Nanoporous CuCo₂S₄ Microspheres: A Novel Positive Electrode for High-Performance Hybrid Energy Storage Devices

Abstract

Demands for safer, faster, and more efficient energy storage systems have motivated researchers to design and develop new electrode materials. Ternary transition metal oxides are the electrode materials commonly investigated for application in energy storage systems. Nevertheless, the low active surface area and poor conductivity limit their electrochemical performances. In the present study, nanoporous CuCo2S4 microspheres (CCS) electrode has been successfully prepared via a facile self-template method for high-performance hybrid energy storage devices.
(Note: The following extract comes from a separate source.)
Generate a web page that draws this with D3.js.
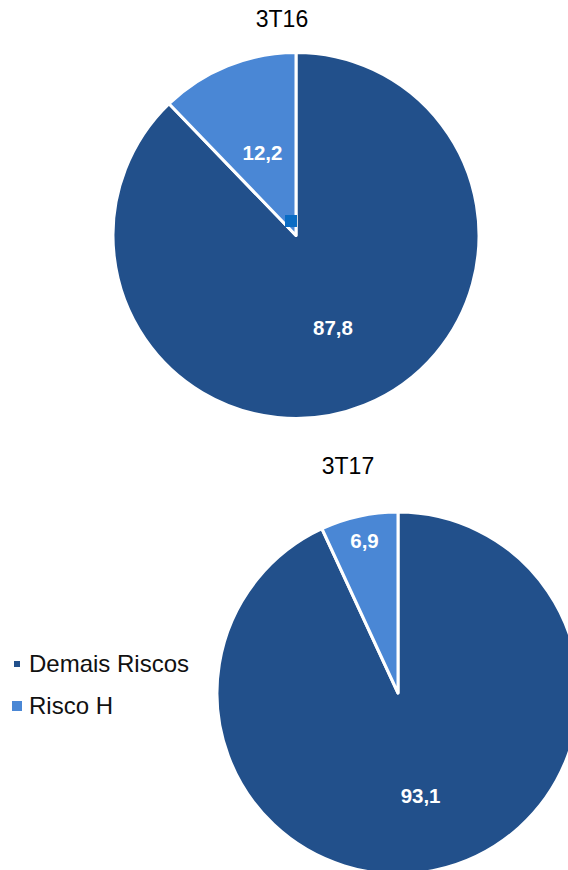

An ultrahigh specific capacitance of 1566 F g–1 at 2 A g–1 and a superb cycling performance of 95.7% retention after 5000 GCD cycles have been obtained for this electrode. In addition, when this CCS electrode is assembled with an activated carbon (AC) electrode, the as-fabricated asymmetric supercapacitor delivers outstanding performance with maximum power and energy densities of 16 and 43.65 W h kg–1, respectively, which is superior to conventional supercapacitors. The fabricated supercapacitor can light two green LEDs for more than 15 min. This work sheds a further light on the design of efficient electrodes which can be utilized in the next generation of high-performance hybrid energy storage devices.